(Plotting code records)

________________________

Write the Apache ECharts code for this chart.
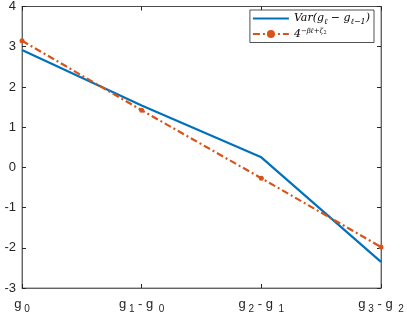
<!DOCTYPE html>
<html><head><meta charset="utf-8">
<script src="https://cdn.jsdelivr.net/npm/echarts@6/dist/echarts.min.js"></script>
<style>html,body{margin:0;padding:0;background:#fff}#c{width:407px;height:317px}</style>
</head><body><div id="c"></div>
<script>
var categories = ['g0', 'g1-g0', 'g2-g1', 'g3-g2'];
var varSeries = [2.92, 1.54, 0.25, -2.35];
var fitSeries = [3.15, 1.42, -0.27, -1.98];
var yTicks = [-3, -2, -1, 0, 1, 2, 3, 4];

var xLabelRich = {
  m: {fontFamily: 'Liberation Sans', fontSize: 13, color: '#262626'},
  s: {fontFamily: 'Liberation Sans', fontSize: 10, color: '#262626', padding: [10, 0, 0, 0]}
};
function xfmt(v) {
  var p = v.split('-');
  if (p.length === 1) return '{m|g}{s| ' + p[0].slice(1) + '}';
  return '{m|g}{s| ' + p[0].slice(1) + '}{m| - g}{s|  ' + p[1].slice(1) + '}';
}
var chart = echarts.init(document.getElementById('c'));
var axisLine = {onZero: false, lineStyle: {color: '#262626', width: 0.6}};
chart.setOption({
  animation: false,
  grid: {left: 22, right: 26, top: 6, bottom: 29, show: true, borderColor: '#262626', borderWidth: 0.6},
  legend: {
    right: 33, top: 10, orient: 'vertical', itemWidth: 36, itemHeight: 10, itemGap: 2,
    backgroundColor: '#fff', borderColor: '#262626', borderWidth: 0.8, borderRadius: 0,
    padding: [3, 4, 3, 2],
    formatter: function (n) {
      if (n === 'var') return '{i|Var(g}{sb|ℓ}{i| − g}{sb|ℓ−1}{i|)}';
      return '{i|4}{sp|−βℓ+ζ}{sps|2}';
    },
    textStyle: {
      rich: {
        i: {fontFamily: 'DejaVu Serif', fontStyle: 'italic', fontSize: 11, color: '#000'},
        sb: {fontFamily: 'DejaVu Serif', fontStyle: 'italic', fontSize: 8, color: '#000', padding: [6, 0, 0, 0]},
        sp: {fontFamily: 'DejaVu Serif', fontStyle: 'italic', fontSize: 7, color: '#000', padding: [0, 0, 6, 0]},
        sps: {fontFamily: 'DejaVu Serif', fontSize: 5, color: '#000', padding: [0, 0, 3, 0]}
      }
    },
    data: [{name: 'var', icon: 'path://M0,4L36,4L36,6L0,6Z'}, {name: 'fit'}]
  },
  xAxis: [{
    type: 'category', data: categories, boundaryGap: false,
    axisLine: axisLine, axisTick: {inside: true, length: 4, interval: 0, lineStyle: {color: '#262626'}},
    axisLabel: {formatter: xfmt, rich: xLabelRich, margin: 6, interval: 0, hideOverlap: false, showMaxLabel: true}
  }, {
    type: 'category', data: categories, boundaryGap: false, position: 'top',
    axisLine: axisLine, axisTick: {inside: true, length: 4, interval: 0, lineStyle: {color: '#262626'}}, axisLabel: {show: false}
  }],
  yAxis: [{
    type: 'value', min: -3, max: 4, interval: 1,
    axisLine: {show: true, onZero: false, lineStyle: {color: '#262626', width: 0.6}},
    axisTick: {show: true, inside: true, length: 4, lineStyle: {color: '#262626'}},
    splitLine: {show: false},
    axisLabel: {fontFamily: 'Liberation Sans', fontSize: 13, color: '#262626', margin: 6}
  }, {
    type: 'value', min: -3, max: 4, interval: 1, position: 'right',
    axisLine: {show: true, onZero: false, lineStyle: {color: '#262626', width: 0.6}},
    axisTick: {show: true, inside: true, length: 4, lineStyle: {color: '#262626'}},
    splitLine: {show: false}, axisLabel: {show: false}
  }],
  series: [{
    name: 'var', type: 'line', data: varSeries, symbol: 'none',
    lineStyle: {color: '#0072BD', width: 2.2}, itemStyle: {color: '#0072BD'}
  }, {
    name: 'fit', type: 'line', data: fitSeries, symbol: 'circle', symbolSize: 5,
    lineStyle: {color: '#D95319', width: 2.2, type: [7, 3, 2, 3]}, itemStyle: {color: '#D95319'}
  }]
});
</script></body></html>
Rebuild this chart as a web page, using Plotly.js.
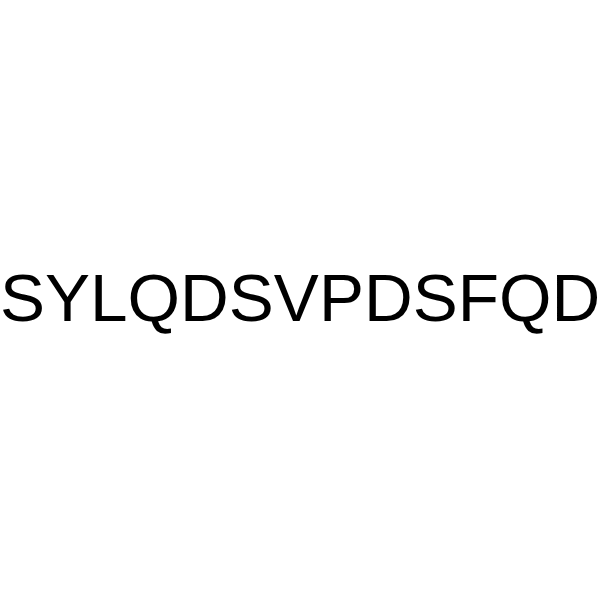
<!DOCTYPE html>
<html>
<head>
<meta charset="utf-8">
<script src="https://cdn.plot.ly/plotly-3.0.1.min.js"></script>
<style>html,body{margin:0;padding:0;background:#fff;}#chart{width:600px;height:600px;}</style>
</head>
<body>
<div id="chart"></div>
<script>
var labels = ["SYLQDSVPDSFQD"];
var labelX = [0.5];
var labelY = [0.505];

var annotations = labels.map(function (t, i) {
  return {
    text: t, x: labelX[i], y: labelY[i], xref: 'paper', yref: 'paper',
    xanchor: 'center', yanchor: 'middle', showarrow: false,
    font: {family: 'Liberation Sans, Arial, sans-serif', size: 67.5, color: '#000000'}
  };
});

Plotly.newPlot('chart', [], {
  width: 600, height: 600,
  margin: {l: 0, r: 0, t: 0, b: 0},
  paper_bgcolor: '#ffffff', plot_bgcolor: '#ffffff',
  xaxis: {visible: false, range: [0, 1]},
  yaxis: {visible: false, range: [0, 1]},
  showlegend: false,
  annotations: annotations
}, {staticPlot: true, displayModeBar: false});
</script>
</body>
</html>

________________________

◆ Written request: Begin at the first line of the entries above and return each line exactly, stopping after the line that contains "var yTicks = [-3, -2, -1, 0, 1, 2, 3, 4];". Pictures do not belong in the copy.

◆ Exercise response:
Write the Apache ECharts code for this chart.
<!DOCTYPE html>
<html><head><meta charset="utf-8">
<script src="https://cdn.jsdelivr.net/npm/echarts@6/dist/echarts.min.js"></script>
<style>html,body{margin:0;padding:0;background:#fff}#c{width:407px;height:317px}</style>
</head><body><div id="c"></div>
<script>
var categories = ['g0', 'g1-g0', 'g2-g1', 'g3-g2'];
var varSeries = [2.92, 1.54, 0.25, -2.35];
var fitSeries = [3.15, 1.42, -0.27, -1.98];
var yTicks = [-3, -2, -1, 0, 1, 2, 3, 4];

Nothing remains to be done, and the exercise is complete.